Eventually, the question of infant baptism came up again. and I raised my hand and asked the minister,
"Why would that little baby be punished for not being baptized?  The little baby can't say to the mother or father, "I need to be baptized.  Take me to church and baptize me so if anything should happen to me and I should die, I won't be lost."  It would have to be the fault of the father and mother and if anybody should be punished, it should be the parents instead of the baby."


Well, the minister got quite upset about this and he took me by the  hand and put me in another room.  I didn't hear any more about it and I tried to accept it, but it was always grinding away at me deep down in my mind.


Then, something else occurred which brought the whole question of infant baptism to the forefront again.  We had a little neighbor boy whose father and mother never went to church.  They were not believers.  It came about that this little boy had an accident with his bicycle and died.  However, through the death of this little boy, his whole family began coming to church.  When they became members of the church they all had to be baptized.  So, one Sunday they all came in and sat on the front row and the minister and the elder came with the baptismal bowl and sprinkled all of them.  So now, according to the teaching I had received they were saved and were all going to heaven when they died.

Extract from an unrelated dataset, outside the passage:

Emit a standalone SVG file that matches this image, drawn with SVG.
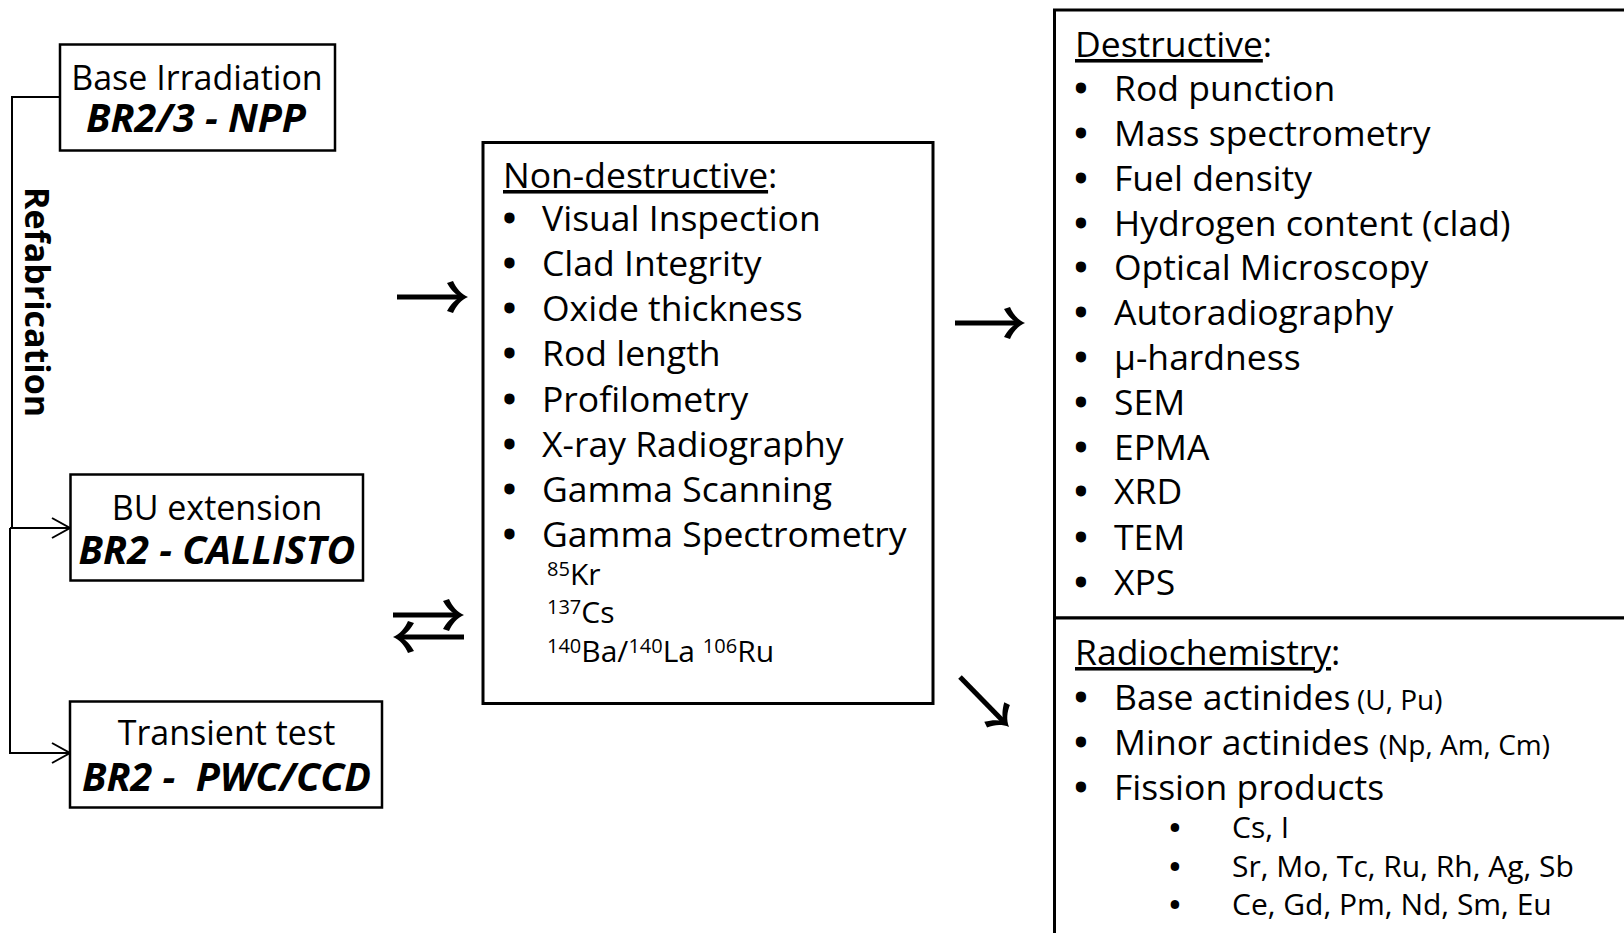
<svg xmlns="http://www.w3.org/2000/svg" xmlns:xlink="http://www.w3.org/1999/xlink" width="1624" height="933" viewBox="0 0 1624 933">
<style>
text{font-family:"Open Sans","Noto Sans","DejaVu Sans",sans-serif;fill:#000}
.box{fill:#fff;stroke:#000;stroke-width:2.5}
.bigbox{fill:#fff;stroke:#000;stroke-width:3}
.t34{font-size:34px}
.bi{font-size:39.5px;font-weight:bold;font-style:italic}
.m{font-size:35.5px}
.b{text-anchor:middle;stroke:#000;stroke-width:2.8;stroke-linejoin:round}
.bs{text-anchor:middle;stroke:#000;stroke-width:2.2;stroke-linejoin:round}
.sm{font-size:30px}
.sup{font-size:20px}
.sub{font-size:30px}
.par{font-size:28px}
.u{text-decoration:underline}
.thin{fill:none;stroke:#000;stroke-width:2}
.shaft{fill:none;stroke:#000;stroke-width:5}
.mid{text-anchor:middle}
</style>
<defs>
<path id="ah" d="M0,0 C-7,-3 -12,-9 -15,-16 L-21,-14 C-17,-7 -13,-3 -8,0 C-13,3 -17,7 -21,14 L-15,16 C-12,9 -7,3 0,0 Z" fill="#000"/>
<path id="oh" d="M-18,-10 L0,0 L-18,10" fill="none" stroke="#000" stroke-width="2"/>
</defs>

<g id="connectors">
<path class="thin" d="M60,97 H12 V528"/>
<path class="thin" d="M10,528 H69"/>
<path class="thin" d="M10,528 V753 H69"/>
<use xlink:href="#oh" transform="translate(70,528)"/>
<use xlink:href="#oh" transform="translate(70,753)"/>
<text class="mid" transform="translate(25,302) rotate(90)" style="font-size:34px;font-weight:bold">Refabrication</text>

<line class="shaft" x1="397" y1="297" x2="461" y2="297"/>
<use xlink:href="#ah" transform="translate(468,297)"/>

<line class="shaft" x1="393" y1="615" x2="457" y2="615"/>
<use xlink:href="#ah" transform="translate(464,615)"/>
<line class="shaft" x1="400" y1="637" x2="464" y2="637"/>
<use xlink:href="#ah" transform="translate(393,637) rotate(180)"/>

<line class="shaft" x1="955" y1="323" x2="1018" y2="323"/>
<use xlink:href="#ah" transform="translate(1025,323)"/>

<line class="shaft" x1="960" y1="677" x2="1004" y2="722"/>
<use xlink:href="#ah" transform="translate(1009,727) rotate(45.5)"/>
</g>

<g id="base-irradiation">
<rect class="box" x="60" y="44.5" width="275" height="106"/>
<text class="mid"><tspan class="t34" x="197" y="90">Base Irradiation</tspan><tspan class="bi" x="196" y="132">BR2/3 - NPP</tspan></text>
</g>

<g id="bu-extension">
<rect class="box" x="70.5" y="474.5" width="292.5" height="106"/>
<text class="mid"><tspan class="t34" x="217" y="520">BU extension</tspan><tspan class="bi" x="217" y="564">BR2 - CALLISTO</tspan></text>
</g>

<g id="transient-test">
<rect class="box" x="70" y="701.5" width="312" height="106"/>
<text class="mid" xml:space="preserve"><tspan class="t34" x="226.5" y="745">Transient test</tspan><tspan class="bi" x="226.5" y="791">BR2 -  PWC/CCD</tspan></text>
</g>

<g id="non-destructive">
<rect class="bigbox" x="483" y="142.5" width="450" height="561"/>
<text class="m" x="503" y="188"><tspan class="u">Non-destructive</tspan>:</text>
<text class="m" y="231"><tspan class="b" x="509.5">•</tspan><tspan x="542">Visual Inspection</tspan></text>
<text class="m" y="276"><tspan class="b" x="509.5">•</tspan><tspan x="542">Clad Integrity</tspan></text>
<text class="m" y="321"><tspan class="b" x="509.5">•</tspan><tspan x="542">Oxide thickness</tspan></text>
<text class="m" y="366"><tspan class="b" x="509.5">•</tspan><tspan x="542">Rod length</tspan></text>
<text class="m" y="412"><tspan class="b" x="509.5">•</tspan><tspan x="542">Profilometry</tspan></text>
<text class="m" y="457"><tspan class="b" x="509.5">•</tspan><tspan x="542">X-ray Radiography</tspan></text>
<text class="m" y="502"><tspan class="b" x="509.5">•</tspan><tspan x="542">Gamma Scanning</tspan></text>
<text class="m" y="547"><tspan class="b" x="509.5">•</tspan><tspan x="542">Gamma Spectrometry</tspan></text>
<text class="sm"><tspan class="sup" x="547" y="576">85</tspan><tspan y="585">Kr</tspan><tspan class="sup" x="547" y="614">137</tspan><tspan y="623">Cs</tspan><tspan class="sup" x="547" y="653">140</tspan><tspan y="662">Ba/</tspan><tspan class="sup" y="653">140</tspan><tspan y="662">La </tspan><tspan class="sup" y="653">106</tspan><tspan y="662">Ru</tspan></text>
</g>

<g id="destructive">
<rect class="bigbox" x="1054.5" y="10" width="620" height="608"/>
<text class="m" x="1075" y="57"><tspan class="u">Destructive</tspan>:</text>
<text class="m" y="101"><tspan class="b" x="1081">•</tspan><tspan x="1114">Rod punction</tspan></text>
<text class="m" y="146"><tspan class="b" x="1081">•</tspan><tspan x="1114">Mass spectrometry</tspan></text>
<text class="m" y="191"><tspan class="b" x="1081">•</tspan><tspan x="1114">Fuel density</tspan></text>
<text class="m" y="236"><tspan class="b" x="1081">•</tspan><tspan x="1114">Hydrogen content (clad)</tspan></text>
<text class="m" y="280"><tspan class="b" x="1081">•</tspan><tspan x="1114">Optical Microscopy</tspan></text>
<text class="m" y="325"><tspan class="b" x="1081">•</tspan><tspan x="1114">Autoradiography</tspan></text>
<text class="m" y="370"><tspan class="b" x="1081">•</tspan><tspan x="1114">μ-hardness</tspan></text>
<text class="m" y="415"><tspan class="b" x="1081">•</tspan><tspan x="1114">SEM</tspan></text>
<text class="m" y="460"><tspan class="b" x="1081">•</tspan><tspan x="1114">EPMA</tspan></text>
<text class="m" y="504"><tspan class="b" x="1081">•</tspan><tspan x="1114">XRD</tspan></text>
<text class="m" y="550"><tspan class="b" x="1081">•</tspan><tspan x="1114">TEM</tspan></text>
<text class="m" y="595"><tspan class="b" x="1081">•</tspan><tspan x="1114">XPS</tspan></text>
</g>

<g id="radiochemistry">
<rect class="bigbox" x="1054.5" y="618" width="620" height="400"/>
<text class="m" x="1075" y="665"><tspan class="u">Radiochemistry</tspan>:</text>
<text class="m" y="710"><tspan class="b" x="1081">•</tspan><tspan x="1114">Base actinides </tspan><tspan class="par" x="1357">(U, Pu)</tspan></text>
<text class="m" y="755"><tspan class="b" x="1081">•</tspan><tspan x="1114">Minor actinides </tspan><tspan class="par" x="1379">(Np, Am, Cm)</tspan></text>
<text class="m" y="800"><tspan class="b" x="1081">•</tspan><tspan x="1114">Fission products</tspan></text>
<text class="sub"><tspan class="bs" x="1175" y="838">•</tspan><tspan x="1232" y="838">Cs, I</tspan><tspan class="bs" x="1175" y="877">•</tspan><tspan x="1232" y="877">Sr, Mo, Tc, Ru, Rh, Ag, Sb</tspan><tspan class="bs" x="1175" y="915">•</tspan><tspan x="1232" y="915">Ce, Gd, Pm, Nd, Sm, Eu</tspan></text>
</g>
</svg>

Subsequently, this baptism was discussed again in catechism class and I put my hand up and said to the minister, "I just want to ask you something.  This whole family that was recently baptized; they are all saved and will go to heaven?


And  the minster said, "Yes".


So, then, I said, "Well, what about their little brother?  That little boy who died wasn't baptized, what about him?"


And the minster said, "He's lost; he's dying for Adam's sin."


Then something came over me and I said, "I don't believe that!  I just don't accept that.  I don't believe God would be that cruel."


So the minister had me put in another room and he notified my father in a letter.


The day that my father got the letter, he was waiting for me when I got home from school.  My father told me that he had this letter, and it said that I had disobeyed and I had been very rude.  And he told me that I was to apologize.  He didn't give me any opportunity to explain he just said, "I want you to apologize."


"I won't apologize.  I can't", I said.


Then my dad said, "Well then I'm going to have to give you a licking."  So, he began to spank me.


Just then my mother stepped in and stopped him because I didn't really know what I had done.  I was just saying, "No, no!  I won't, I won't!"


After I was in bed my father came in and was kneeling by the bed and he was asking me to forgive him.


Of course I forgave my father.  And I didn't even hold it against the minister.  I just got mixed up some way and blamed God for it.  Somehow I saw that the minister was teaching what he thought he had to teach, and my father was correcting me because I was his child and he thought I had done wrong and disobeyed.  And so it all came back to God.  From that point on, I decided that I could never love or serve such a cruel God.  In fact, I tried to hate Him and I got to the point that I began to hate all Christians.  That's the way I lived through my teenage years, blaming God for being cruel and hating those who believed in Him.


SWEET SIXTEEN


During those years some thing else significant occurred in my life.  A young man by the name of Herman Van Assen came to work for my father.  Herman and his mother, oldest sister, brother John, and younger sister Gertrude had come to California in 1921 to join Herman's two other brothers Gerald and Garret.  Herman was the baby.


Herman had wonderful dark, wavy hair and deep, dark blue eyes and beautiful fair skin.  I had always been painfully shy but his quick wit and open friendly manner drew me out in no time.  It wasn't long befor we were sweet on one another.  I was only sixteen at the time and our relationship went on until my father found out about it.  Then he called Herman in and said, "Herman, I'm sorry to have to tell you this, but since you're sweet on my daughter, and she is way too young, I'm going to have to fire you.  It isn't good for both of you to be living in the same house together."


Well, Herman stormed in and packed his things.  He said to me, "It's as though your father never kissed a girl when she was sixteen."


So, Herman left the area and disappeared from my life, but not altogether from my thoughts.